• Exercise:
Print, please, exactly and only the lines between the line holding "Write a Python" and the line holding "col = '#000088'", inclusive, omitting any pictures.

Entries with chart source code
+-------+
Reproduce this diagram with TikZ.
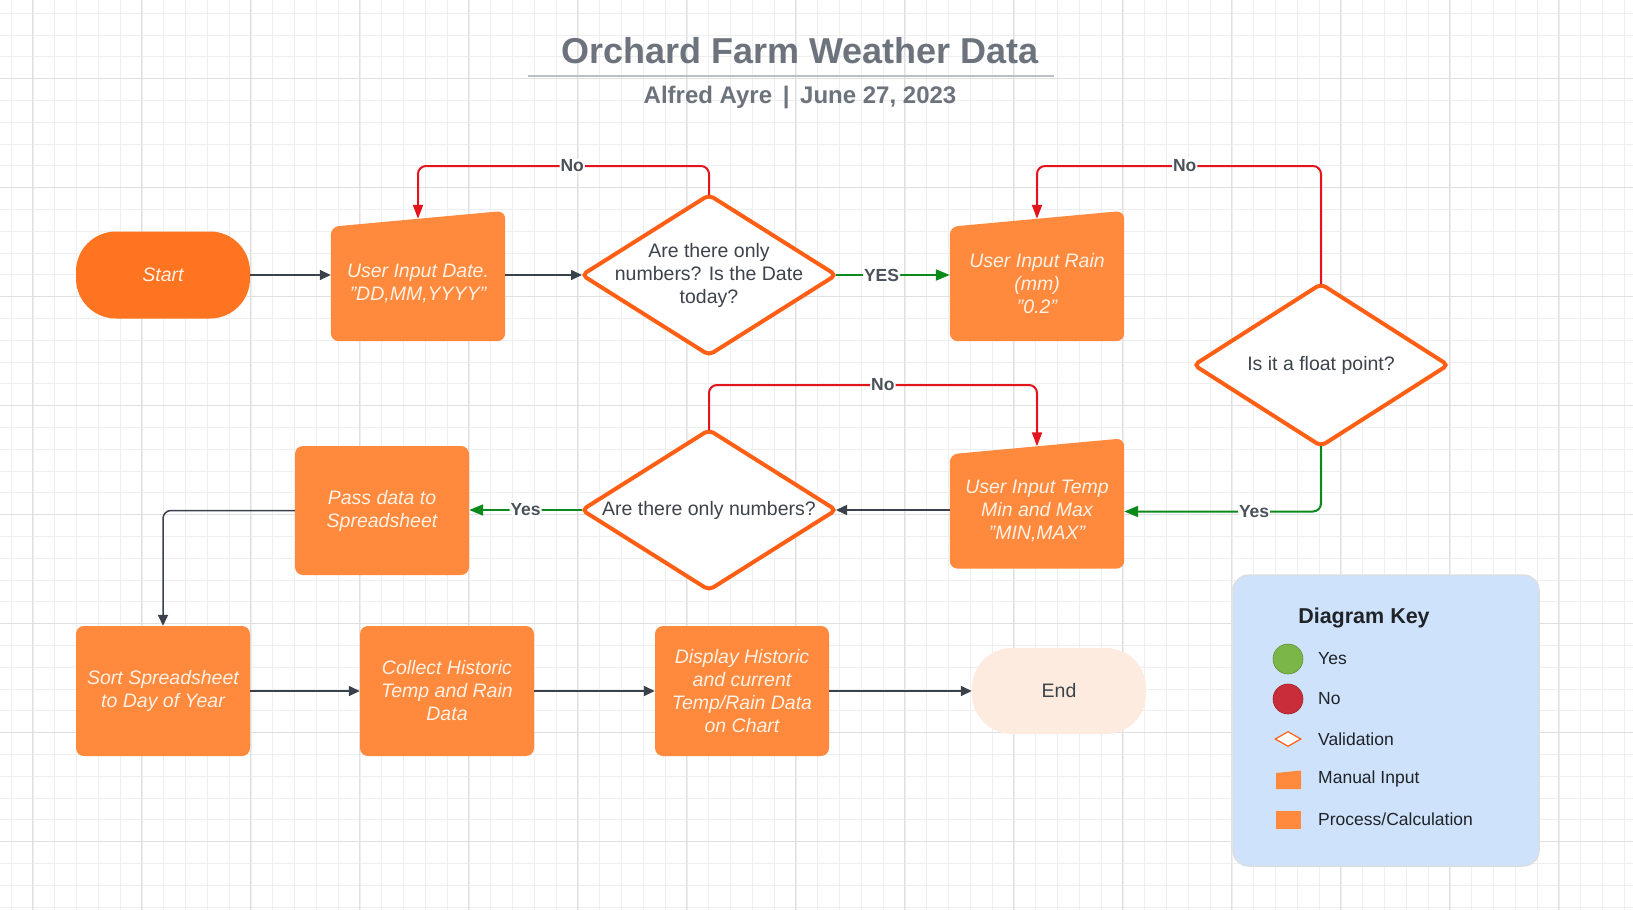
\documentclass[tikz,border=0pt]{standalone}
\usepackage{fontspec}
\setmainfont{Liberation Sans}
\usetikzlibrary{arrows.meta,shapes.geometric,calc}
\pgfdeclarelayer{grid}
\pgfdeclarelayer{bg}
\pgfsetlayers{grid,bg,main}
\definecolor{procor}{HTML}{FF8A3D}
\definecolor{startor}{HTML}{FF7420}
\definecolor{diaor}{HTML}{FF5F14}
\definecolor{endfill}{HTML}{FDEBDF}
\definecolor{edgegray}{HTML}{3A414A}
\definecolor{nored}{HTML}{E3141B}
\definecolor{yesgreen}{HTML}{0B8A1C}
\definecolor{titlegray}{HTML}{6C737C}
\definecolor{underl}{HTML}{BCC0C6}
\definecolor{lblgray}{HTML}{4B5159}
\definecolor{diatextc}{HTML}{3D434B}
\definecolor{nodetext}{HTML}{FFF1E6}
\definecolor{keyfill}{HTML}{CFE2FC}
\definecolor{keyborder}{HTML}{D9DEE4}
\definecolor{keytext}{HTML}{1F2328}
\definecolor{minorgrid}{HTML}{EEEEEE}
\definecolor{majorgrid}{HTML}{E0E0E0}
\definecolor{kgreen}{HTML}{7AB648}
\definecolor{kred}{HTML}{C92D39}
\newcommand\manualbg[1]{%
  \begin{pgfonlayer}{bg}
    \fill[procor, rounded corners=8pt] (#1.south west) -- (#1.north west) -- ([yshift=16pt]#1.north east) -- (#1.south east) -- cycle;
  \end{pgfonlayer}}
\begin{document}
\begin{tikzpicture}[x=1pt,y=-1pt,
  nodefont/.style={font=\fontsize{19.5}{23}\selectfont\itshape},
  proc/.style={rectangle, fill=procor, rounded corners=8pt, minimum width=174pt, minimum height=130pt, inner sep=0pt, text=nodetext, nodefont, align=center},
  manual/.style={rectangle, minimum width=174pt, minimum height=114pt, inner sep=0pt, text=nodetext, nodefont, align=center},
  dia/.style={diamond, draw=diaor, line width=4pt, fill=white, minimum width=254pt, minimum height=160pt, inner sep=0pt, outer sep=0pt, rounded corners=5pt},
  diatext/.style={text=diatextc, font=\fontsize{19.5}{23}\selectfont, align=center, inner sep=0pt},
  flow/.style={draw=edgegray, line width=1.5pt, -{Triangle[length=11pt,width=10pt]}},
  noedge/.style={draw=nored, line width=2pt, rounded corners=8pt, -{Triangle[length=14pt,width=10pt]}},
  yesedge/.style={draw=yesgreen, line width=2pt, rounded corners=8pt, -{Triangle[length=14pt,width=11pt]}},
  lbl/.style={fill=white, inner sep=1pt, text=lblgray, font=\fontsize{17.5}{17.5}\selectfont\bfseries},
  keylbl/.style={anchor=west, inner sep=0pt, text=keytext, font=\fontsize{17.5}{20}\selectfont}
]
\useasboundingbox (0,0) rectangle (1633,910);
% grid
\begin{pgfonlayer}{grid}
  \fill[white] (0,0) rectangle (1633,910);
  \foreach \i in {0,...,75} \draw[minorgrid, line width=1pt] ({11.3+21.8*\i},0) -- ({11.3+21.8*\i},910);
  \foreach \i in {0,...,42} \draw[minorgrid, line width=1pt] (0,{13.3+21.8*\i}) -- (1633,{13.3+21.8*\i});
  \foreach \i in {0,...,15} \draw[majorgrid, line width=1.3pt] ({32.7+109*\i},0) -- ({32.7+109*\i},910);
  \foreach \i in {0,...,8} \draw[majorgrid, line width=1.3pt] (0,{78.3+109*\i}) -- (1633,{78.3+109*\i});
\end{pgfonlayer}

% title
\node[font=\fontsize{36}{36}\selectfont\bfseries, text=titlegray, inner sep=0pt] (title) at (800,51) {Orchard Farm Weather Data};
\draw[underl, line width=2pt] (528,76) -- (1054,76);
\node[font=\fontsize{24}{24}\selectfont\bfseries, text=titlegray, inner sep=0pt, anchor=base] (subtitle) at (800,103) {Alfred Ayre\,\ |\ \,June 27, 2023};

% row 1
\node[proc, fill=startor, rounded corners=40pt, minimum height=87pt] (start) at (163,275) {Start};
\node[manual] (date) at (418,284) {User Input Date.\\"DD,MM,YYYY"};
\manualbg{date}
\node[dia] (d1) at (709,275) {};
\node[diatext] (d1t) at (d1) {Are there only\\numbers? Is the Date\\today?};
\node[manual] (rain) at (1037,284) {User Input Rain\\(mm)\\"0.2"};
\manualbg{rain}
\node[dia, minimum height=162pt] (fl) at (1321,365) {};
\node[diatext] (flt) at (fl) {Is it a float point?};

% row 2
\node[manual] (temp) at (1037,511.5) {User Input Temp\\Min and Max\\"MIN,MAX"};
\manualbg{temp}
\node[dia] (d3) at (709,510) {};
\node[diatext] (d3t) at (d3) {Are there only numbers?};
\node[proc, minimum height=129pt] (pass) at (382,510.5) {Pass data to\\Spreadsheet};

% row 3
\node[proc] (sort) at (163,691) {Sort Spreadsheet\\to Day of Year};
\node[proc] (collect) at (447,691) {Collect Historic\\Temp and Rain\\Data};
\node[proc] (display) at (742,691) {Display Historic\\and current\\Temp/Rain Data\\on Chart};
\node[proc, fill=endfill, rounded corners=40pt, minimum height=86pt, text=diatextc, font=\fontsize{19.5}{23}\selectfont] (end) at (1059,691) {End};

% connectors
\draw[flow] (start.east) -- (start.east -| date.west);
\draw[flow] (date.east |- d1.west) -- (d1.west);
\draw[yesedge] (d1.east) -- node[lbl, pos=0.4]{YES} (d1.east -| rain.west);
\draw[noedge] (d1.north) -- ++(0,-29) -| node[lbl, pos=0.235]{No} ([yshift=8pt]date.north);
\draw[noedge] (fl.north) -- ++(0,-118) -| node[lbl, pos=0.24]{No} ([yshift=8pt]rain.north);
\draw[yesedge] (fl.south) |- node[lbl, pos=0.67]{Yes} (temp.east);
\draw[flow] (temp.west |- d3.east) -- (d3.east);
\draw[noedge] (d3.north) -- ++(0,-45) -| node[lbl, pos=0.265]{No} ([yshift=8pt]temp.north);
\draw[yesedge] (d3.west) -- node[lbl]{Yes} (d3.west -| pass.east);
\draw[flow, rounded corners=8pt] (pass.west) -| (sort.north);
\draw[flow] (sort.east) -- (collect.west);
\draw[flow] (collect.east) -- (display.west);
\draw[flow] (display.east) -- (end.west);

% key
\node[rectangle, rounded corners=16pt, fill=keyfill, draw=keyborder, line width=1.5pt, minimum width=306pt, minimum height=291pt, inner sep=0pt] (key) at (1386,720.5) {};
\node[text=keytext, font=\fontsize{21.5}{22}\selectfont\bfseries, inner sep=0pt] (keytitle) at (1364,618) {Diagram Key};
\node[circle, fill=kgreen, draw=kgreen!80!black, line width=0.6pt, minimum size=30pt, inner sep=0pt] (kyes) at (1288,659) {};
\node[keylbl] (kyesl) at (1318,659) {Yes};
\node[circle, fill=kred, draw=kred!80!black, line width=0.6pt, minimum size=30pt, inner sep=0pt] (kno) at (1288,699) {};
\node[keylbl] (knol) at (1318,699) {No};
\node[diamond, draw=diaor, fill=white, line width=1.2pt, minimum width=26pt, minimum height=15pt, inner sep=0pt] (kval) at (1288,739) {};
\node[keylbl] (kvall) at (1318,739) {Validation};
\fill[procor] (1276,789) -- (1276,773) -- (1301,770.5) -- (1301,789) -- cycle;
\node[keylbl] (kmanl) at (1318,779) {Manual Input};
\node[rectangle, fill=procor, minimum width=25pt, minimum height=18pt, inner sep=0pt] (kproc) at (1288.5,820) {};
\node[keylbl] (kprocl) at (1318,819) {Process/Calculation};
\end{tikzpicture}
\end{document}
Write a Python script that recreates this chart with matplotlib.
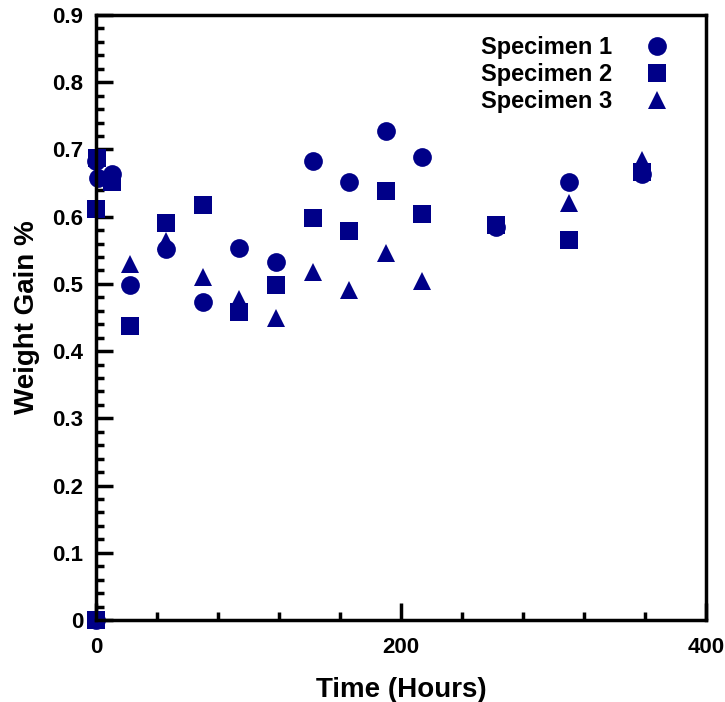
import matplotlib
matplotlib.use("Agg")
from matplotlib import pyplot as plt
from matplotlib.ticker import MultipleLocator

plt.rcParams['font.family'] = ['Liberation Sans', 'DejaVu Sans']
plt.rcParams['font.weight'] = 'bold'

# specimen 1 (circles)
t1 = [0, 0, 1, 10.5, 22, 46, 70, 94, 118, 142, 166, 190, 214, 262, 310, 358]
w1 = [0.0, 0.683, 0.657, 0.663, 0.499, 0.552, 0.473, 0.553, 0.532, 0.683, 0.651, 0.728, 0.689, 0.584, 0.651, 0.664]

# specimen 2 (squares)
t2 = [0, 0.7, 0, 10.5, 22.5, 46, 70, 94, 118, 142, 166, 190, 214, 262, 310, 358]
w2 = [0.0, 0.688, 0.612, 0.652, 0.438, 0.591, 0.618, 0.458, 0.499, 0.598, 0.578, 0.638, 0.604, 0.588, 0.566, 0.666]

# specimen 3 (triangles)
t3 = [0, 22, 46, 70, 94, 118, 142, 166, 190, 214, 262, 310, 358]
w3 = [0.0, 0.530, 0.564, 0.510, 0.478, 0.449, 0.518, 0.491, 0.546, 0.504, 0.587, 0.621, 0.685]

labels = ["Specimen 1", "Specimen 2", "Specimen 3"]
col = '#000088'

fig = plt.figure(figsize=(7.25, 7.02), dpi=100)
ax = fig.add_axes([96/725, 1-620/702, (706-96)/725, (620-15)/702])

ms = 13.5
ax.plot(t1, w1, 'o', color=col, ms=ms, mew=0, clip_on=False, label=labels[0])
ax.plot(t2, w2, 's', color=col, ms=ms, mew=0, clip_on=False, label=labels[1])
ax.plot(t3, w3, '^', color=col, ms=ms, mew=0, clip_on=False, label=labels[2])

ax.set_xlim(0, 400)
ax.set_ylim(0, 0.9)
ax.xaxis.set_major_locator(MultipleLocator(200))
ax.xaxis.set_minor_locator(MultipleLocator(40))
ax.yaxis.set_minor_locator(MultipleLocator(0.02))
ax.set_yticks([0, 0.1, 0.2, 0.3, 0.4, 0.5, 0.6, 0.7, 0.8, 0.9])
ax.set_yticklabels(['0', '0.1', '0.2', '0.3', '0.4', '0.5', '0.6', '0.7', '0.8', '0.9'])

ax.tick_params(which='both', direction='in', top=False, right=False, labelsize=16, width=2.5)
ax.tick_params(which='major', length=12)
ax.tick_params(which='minor', length=6)
ax.tick_params(axis='y', pad=9)
ax.tick_params(axis='x', pad=12)
for s in ax.spines.values():
    s.set_linewidth(2.5)

ax.set_xlabel("Time (Hours)", fontsize=20, fontweight='bold', labelpad=14)
ax.set_ylabel("Weight Gain %", fontsize=20, fontweight='bold', labelpad=9)

ax.legend(loc='upper right', frameon=False, markerfirst=False, fontsize=17,
          handletextpad=0.9, labelspacing=0.17, borderaxespad=0.5,
          bbox_to_anchor=(0.993, 1.0))

fig.savefig("out.png", dpi=100)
+-------+
• Correct result:
Write a Python script that recreates this chart with matplotlib.
import matplotlib
matplotlib.use("Agg")
from matplotlib import pyplot as plt
from matplotlib.ticker import MultipleLocator

plt.rcParams['font.family'] = ['Liberation Sans', 'DejaVu Sans']
plt.rcParams['font.weight'] = 'bold'

# specimen 1 (circles)
t1 = [0, 0, 1, 10.5, 22, 46, 70, 94, 118, 142, 166, 190, 214, 262, 310, 358]
w1 = [0.0, 0.683, 0.657, 0.663, 0.499, 0.552, 0.473, 0.553, 0.532, 0.683, 0.651, 0.728, 0.689, 0.584, 0.651, 0.664]

# specimen 2 (squares)
t2 = [0, 0.7, 0, 10.5, 22.5, 46, 70, 94, 118, 142, 166, 190, 214, 262, 310, 358]
w2 = [0.0, 0.688, 0.612, 0.652, 0.438, 0.591, 0.618, 0.458, 0.499, 0.598, 0.578, 0.638, 0.604, 0.588, 0.566, 0.666]

# specimen 3 (triangles)
t3 = [0, 22, 46, 70, 94, 118, 142, 166, 190, 214, 262, 310, 358]
w3 = [0.0, 0.530, 0.564, 0.510, 0.478, 0.449, 0.518, 0.491, 0.546, 0.504, 0.587, 0.621, 0.685]

labels = ["Specimen 1", "Specimen 2", "Specimen 3"]
col = '#000088'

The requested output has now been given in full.